- Jessica Milicevic is an entrepreneur and founder of a boutique social media marketing agency.
- A natural night owl, Milicevic decided to overhaul her routine to have more productive mornings.
- She says setting boundaries and going to bed earlier helped her become a more organized boss.
I have historically not been a morning person. I considered 10 a.m. to be early, and even then I was dragging myself out of bed and begrudgingly moving through a morning routine. I never saw the sun rise and I never wanted to. Getting ready for work, even when I worked for myself, was a slow-moving chore.
I envied those who seemed to jump out of bed at 5 a.m. with vigor. I thought it must be a natural trait specific and that I could never attain it. But as I’ve learned, while being a morning person for some is natural, you can also become one intentionally. When I trained myself to become a morning person, I found that not only did I feel less tired, but my productivity increased and my business performance improved.
Here’s how I went from being a night owl to an early bird, and how it helped my business.
I changed my night routine
You can’t expect to become a morning person if you’re up all night. I had a bad habit of zoning out in front of the TV every night after my kids went to bed in pursuit of mindless, lazy time to myself. I’d often stay up late and fall asleep on the couch, and then wake up with a kid in my face and a crick in my neck. How could I expect to be alert and aware of my business tasks, when my body and mind had not truly rested?

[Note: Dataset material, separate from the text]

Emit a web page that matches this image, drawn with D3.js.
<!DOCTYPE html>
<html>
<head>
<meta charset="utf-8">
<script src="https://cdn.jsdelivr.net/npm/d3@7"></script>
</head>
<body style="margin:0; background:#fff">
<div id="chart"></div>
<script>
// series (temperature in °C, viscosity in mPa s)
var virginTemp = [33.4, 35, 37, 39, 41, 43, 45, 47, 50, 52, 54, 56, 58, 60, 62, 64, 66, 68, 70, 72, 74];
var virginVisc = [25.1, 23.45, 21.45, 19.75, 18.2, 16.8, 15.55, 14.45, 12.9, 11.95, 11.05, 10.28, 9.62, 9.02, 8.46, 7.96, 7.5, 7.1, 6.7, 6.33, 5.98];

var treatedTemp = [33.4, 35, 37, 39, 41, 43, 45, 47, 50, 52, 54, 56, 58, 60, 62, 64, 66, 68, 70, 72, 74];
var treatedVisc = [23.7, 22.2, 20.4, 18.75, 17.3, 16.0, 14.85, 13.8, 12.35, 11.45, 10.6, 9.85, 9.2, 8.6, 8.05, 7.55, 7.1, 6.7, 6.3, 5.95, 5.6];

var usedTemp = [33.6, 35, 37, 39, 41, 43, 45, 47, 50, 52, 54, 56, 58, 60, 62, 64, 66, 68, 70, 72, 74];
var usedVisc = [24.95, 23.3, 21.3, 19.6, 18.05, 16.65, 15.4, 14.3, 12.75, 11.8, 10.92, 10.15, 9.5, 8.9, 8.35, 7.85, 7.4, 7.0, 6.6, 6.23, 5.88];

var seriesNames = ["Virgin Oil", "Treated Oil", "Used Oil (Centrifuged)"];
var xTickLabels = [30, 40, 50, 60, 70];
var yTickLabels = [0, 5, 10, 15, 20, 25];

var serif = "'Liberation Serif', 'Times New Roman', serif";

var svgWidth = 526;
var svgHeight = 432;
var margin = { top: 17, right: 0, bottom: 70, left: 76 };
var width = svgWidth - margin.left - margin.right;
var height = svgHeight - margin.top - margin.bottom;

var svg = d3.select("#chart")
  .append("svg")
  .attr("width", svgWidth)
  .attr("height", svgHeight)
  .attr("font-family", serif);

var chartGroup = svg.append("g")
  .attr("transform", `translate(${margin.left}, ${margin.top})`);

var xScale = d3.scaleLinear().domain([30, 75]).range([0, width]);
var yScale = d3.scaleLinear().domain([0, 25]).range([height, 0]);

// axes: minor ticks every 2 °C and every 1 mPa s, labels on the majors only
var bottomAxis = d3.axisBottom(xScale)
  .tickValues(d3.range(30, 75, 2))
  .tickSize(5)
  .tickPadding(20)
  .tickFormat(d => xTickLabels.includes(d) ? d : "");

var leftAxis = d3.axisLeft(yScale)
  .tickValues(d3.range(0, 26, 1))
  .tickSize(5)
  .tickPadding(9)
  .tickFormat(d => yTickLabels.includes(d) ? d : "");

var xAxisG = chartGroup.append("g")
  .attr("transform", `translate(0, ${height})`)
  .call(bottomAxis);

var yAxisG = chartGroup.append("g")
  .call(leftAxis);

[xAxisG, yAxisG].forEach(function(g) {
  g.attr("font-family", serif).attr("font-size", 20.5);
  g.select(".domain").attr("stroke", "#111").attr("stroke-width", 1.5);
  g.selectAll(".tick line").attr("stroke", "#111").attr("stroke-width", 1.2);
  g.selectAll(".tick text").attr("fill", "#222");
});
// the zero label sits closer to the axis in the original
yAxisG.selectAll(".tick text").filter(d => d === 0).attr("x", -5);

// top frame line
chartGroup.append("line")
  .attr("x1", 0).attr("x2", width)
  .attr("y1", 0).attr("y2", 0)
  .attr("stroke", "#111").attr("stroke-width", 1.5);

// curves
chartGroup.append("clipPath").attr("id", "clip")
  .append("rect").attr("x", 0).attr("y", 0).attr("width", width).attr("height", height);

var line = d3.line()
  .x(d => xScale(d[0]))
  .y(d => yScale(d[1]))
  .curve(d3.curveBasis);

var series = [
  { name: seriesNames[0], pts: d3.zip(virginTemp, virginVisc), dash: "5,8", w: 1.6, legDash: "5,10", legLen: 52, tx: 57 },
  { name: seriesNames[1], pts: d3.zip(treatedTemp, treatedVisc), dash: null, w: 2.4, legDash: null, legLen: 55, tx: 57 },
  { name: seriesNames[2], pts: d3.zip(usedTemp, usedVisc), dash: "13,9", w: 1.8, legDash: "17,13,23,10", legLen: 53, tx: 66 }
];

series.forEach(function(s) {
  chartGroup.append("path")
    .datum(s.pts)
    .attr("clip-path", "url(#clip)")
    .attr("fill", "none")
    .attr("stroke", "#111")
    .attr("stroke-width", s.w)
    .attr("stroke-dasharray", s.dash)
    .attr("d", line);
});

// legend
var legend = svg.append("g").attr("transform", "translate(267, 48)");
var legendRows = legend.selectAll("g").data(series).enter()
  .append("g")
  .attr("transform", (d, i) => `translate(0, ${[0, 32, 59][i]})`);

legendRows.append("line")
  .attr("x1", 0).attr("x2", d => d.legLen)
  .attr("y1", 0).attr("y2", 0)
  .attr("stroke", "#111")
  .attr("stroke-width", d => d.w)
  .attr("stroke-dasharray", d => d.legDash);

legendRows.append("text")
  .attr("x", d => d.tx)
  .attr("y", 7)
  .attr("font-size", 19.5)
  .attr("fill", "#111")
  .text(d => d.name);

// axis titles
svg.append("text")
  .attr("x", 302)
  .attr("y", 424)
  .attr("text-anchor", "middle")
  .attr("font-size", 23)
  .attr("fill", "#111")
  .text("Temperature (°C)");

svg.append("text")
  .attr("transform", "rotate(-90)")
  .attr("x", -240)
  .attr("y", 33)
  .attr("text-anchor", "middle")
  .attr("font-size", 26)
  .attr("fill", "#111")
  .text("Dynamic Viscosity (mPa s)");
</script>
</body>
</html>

Setting up a weeknight routine was my first step towards becoming a morning person. Every night, my kids are in bed by 8 p.m. and I begin to prepare for the next day by making a schedule with time blocking techniques, picking out clothes for the kids, and making sure the living room and kitchen are clean. I then give myself one hour to wind down. Sometimes that means watching TV, sometimes it means reading or hanging out with my husband. I even set a timer to keep me honest! After one hour, I change into my pajamas, brush my teeth and wash my face, and go to bed.

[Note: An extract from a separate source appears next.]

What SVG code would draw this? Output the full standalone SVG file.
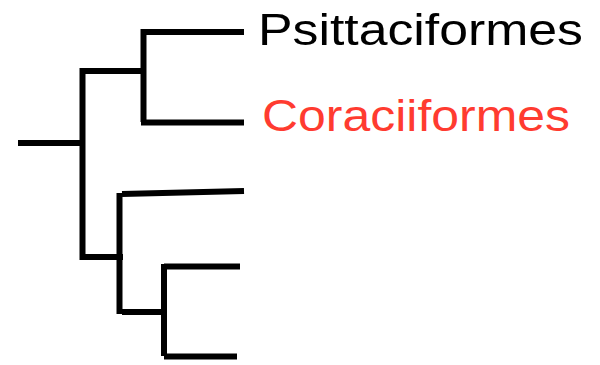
<svg xmlns="http://www.w3.org/2000/svg" width="600" height="365" viewBox="0 0 600 365">
<style>
.br{fill:none;stroke:#000;stroke-width:6;stroke-linecap:butt}
.lbl{font-family:"Liberation Sans","DejaVu Sans",sans-serif;font-size:45px}
</style>
<rect width="600" height="365" fill="#fff"/>
<g id="connectors">
<path class="br" d="M18 143H83"/>
<path class="br" d="M82.5 68V260"/>
<path class="br" d="M80 71H143"/>
<path class="br" d="M143.5 29V122"/>
<path class="br" d="M141 32H244"/>
<path class="br" d="M141 122.5H244"/>
<path class="br" d="M80 257H123"/>
<path class="br" d="M119.5 193V314"/>
<path class="br" d="M122 194L244 191"/>
<path class="br" d="M122 312H164"/>
<path class="br" d="M164 264V356"/>
<path class="br" d="M164 266.5H240"/>
<path class="br" d="M164 356.5H237"/>
</g>
<g id="node-psittaciformes">
<text class="lbl" x="258" y="45" textLength="325" lengthAdjust="spacingAndGlyphs" fill="#000">Psittaciformes</text>
</g>
<g id="node-coraciiformes">
<text class="lbl" x="262" y="131" textLength="308" lengthAdjust="spacingAndGlyphs" fill="#ff3b30">Coraciiformes</text>
</g>
</svg>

Knowing that my next morning is prepped and ready to go helps me to relax and fall asleep faster. My body and mind are actually resting, so when I get up at 6 a.m. the next morning, I feel alert and ready. I can move through our morning routine, get everyone off to school, and focus on my business tasks with efficiency and precision.
I set strict boundaries
I own a boutique social media marketing agency, so I work primarily from home with a remote team. When you own your own business, it can be easy to always “be on” and available to anyone who needs you, whether it’s an employee or a client. I would stay up late answering emails, texting, or making list after list of things I was worried I would forget to do. Feeling like I always needed to be available caused me severe anxiety, which impacted my sleep and my positive mindset.

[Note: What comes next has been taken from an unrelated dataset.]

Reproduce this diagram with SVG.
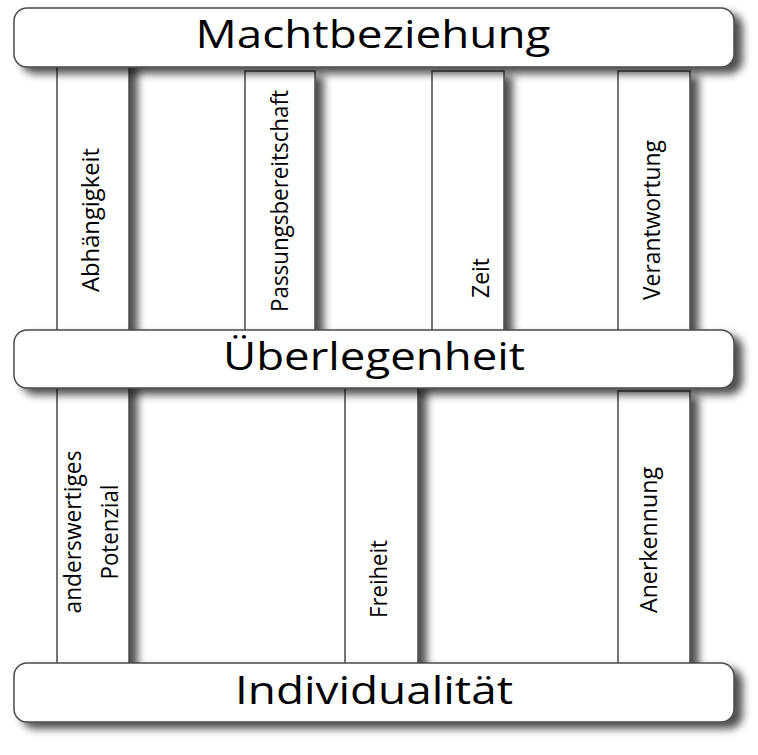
<svg xmlns="http://www.w3.org/2000/svg" width="758" height="755" viewBox="0 0 758 755">
  <style>
    .pillar { fill: #ffffff; stroke: #4a4a4a; stroke-width: 1.5; filter: url(#shadow); }
    .bar { fill: #ffffff; stroke: #4a4a4a; stroke-width: 1.5; filter: url(#shadow); }
    .big { font-family: "Open Sans", "Liberation Sans", sans-serif; font-size: 38px; fill: #000000; text-anchor: middle; }
    .vert { font-family: "Open Sans", "Liberation Sans", sans-serif; font-size: 23px; fill: #000000; text-anchor: middle; }
  </style>
  <defs>
    <filter id="shadow" x="-20%" y="-20%" width="160%" height="160%">
      <feGaussianBlur in="SourceAlpha" stdDeviation="4.5"/>
      <feOffset dx="8" dy="6" result="off"/>
      <feComponentTransfer>
        <feFuncA type="linear" slope="0.7"/>
      </feComponentTransfer>
      <feMerge>
        <feMergeNode/>
        <feMergeNode in="SourceGraphic"/>
      </feMerge>
    </filter>
  </defs>
  <rect width="758" height="755" fill="#ffffff"/>

  <g id="pillars-upper">
    <g id="abhaengigkeit">
      <rect class="pillar" x="57" y="60" width="72" height="275"/>
      <text class="vert" transform="translate(99,220) rotate(-90)" textLength="144" lengthAdjust="spacingAndGlyphs">Abhängigkeit</text>
    </g>
    <g id="passungsbereitschaft">
      <rect class="pillar" x="245" y="71" width="70" height="264"/>
      <text class="vert" transform="translate(288,201) rotate(-90)" textLength="222" lengthAdjust="spacingAndGlyphs">Passungsbereitschaft</text>
    </g>
    <g id="zeit">
      <rect class="pillar" x="432" y="71" width="72" height="264"/>
      <text class="vert" transform="translate(489,278) rotate(-90)" textLength="40" lengthAdjust="spacingAndGlyphs">Zeit</text>
    </g>
    <g id="verantwortung">
      <rect class="pillar" x="618" y="71" width="72" height="264"/>
      <text class="vert" transform="translate(660,220) rotate(-90)" textLength="160" lengthAdjust="spacingAndGlyphs">Verantwortung</text>
    </g>
  </g>

  <g id="pillars-lower">
    <g id="potenzial">
      <rect class="pillar" x="57" y="382" width="72" height="286"/>
      <text class="vert" transform="translate(81,532) rotate(-90)" textLength="163" lengthAdjust="spacingAndGlyphs">anderswertiges</text>
      <text class="vert" transform="translate(118,532) rotate(-90)" textLength="95" lengthAdjust="spacingAndGlyphs">Potenzial</text>
    </g>
    <g id="freiheit">
      <rect class="pillar" x="345" y="382" width="73" height="286"/>
      <text class="vert" transform="translate(387,579) rotate(-90)" textLength="78" lengthAdjust="spacingAndGlyphs">Freiheit</text>
    </g>
    <g id="anerkennung">
      <rect class="pillar" x="618" y="391" width="72" height="277"/>
      <text class="vert" transform="translate(657,540) rotate(-90)" textLength="146" lengthAdjust="spacingAndGlyphs">Anerkennung</text>
    </g>
  </g>

  <g id="machtbeziehung">
    <rect class="bar" x="14" y="8" width="720" height="59" rx="13" ry="13"/>
    <text class="big" x="373" y="48" textLength="355" lengthAdjust="spacingAndGlyphs">Machtbeziehung</text>
  </g>
  <g id="ueberlegenheit">
    <rect class="bar" x="14" y="330" width="720" height="58" rx="13" ry="13"/>
    <text class="big" x="374" y="370" textLength="302" lengthAdjust="spacingAndGlyphs">Überlegenheit</text>
  </g>
  <g id="individualitaet">
    <rect class="bar" x="14" y="663" width="720" height="59" rx="13" ry="13"/>
    <text class="big" x="374" y="704" textLength="278" lengthAdjust="spacingAndGlyphs">Individualität</text>
  </g>

  <g id="connectors"/>
</svg>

To become a morning person, I needed to find ways to have more productive days and calmer nights. For me, that meant setting boundaries to protect my mental health. I started silencing my phone after 7 p.m. so I wouldn’t be notified every time an email or text came through. I allowed myself time in the morning to have coffee and some reflective personal time before logging on for the day. I made myself a work schedule and used an app that helped me adhere to it, so I would use the hours in the day to be as productive as possible.
Planning this schedule the night before also helped me to feel prepared for the day ahead, and having an app that notified me of the time blocks assured me I’d done all I could that day. As a result, I was able to rest at night and look forward to the morning and what I was going to accomplish.
I gave myself morning enticements
It took me 12 years to become a morning person. I fought it for as long as I could, wanting to stay a night owl in my dark, quiet, and kid-free space. But as I got older, my body just couldn’t handle it anymore. My kids and my job forced me to be an early riser, so I knew I needed to have something to look forward to every morning to get me going.
Did you know that you can not only have quiet time at night, but in the morning, too? (I know, I’m as shocked as you are.)
Knowing that I’d have an hour of me-time once the kids went to school helped me look forward to 6 a.m. Instead of diving right into work, I give myself one hour to have coffee, watch the news, or sit on the back porch and watch the birds, and just be in the moment. Afterward, I felt like my mental and emotional cup was full, my brain felt more alert, and I could get my work day started from a good place — all before 9 a.m.
Becoming a morning person takes discipline, but so does being a business owner. Taking charge of my routine, my schedule, and my mornings has helped me to become a better boss, a more organized business owner, and a less anxious woman.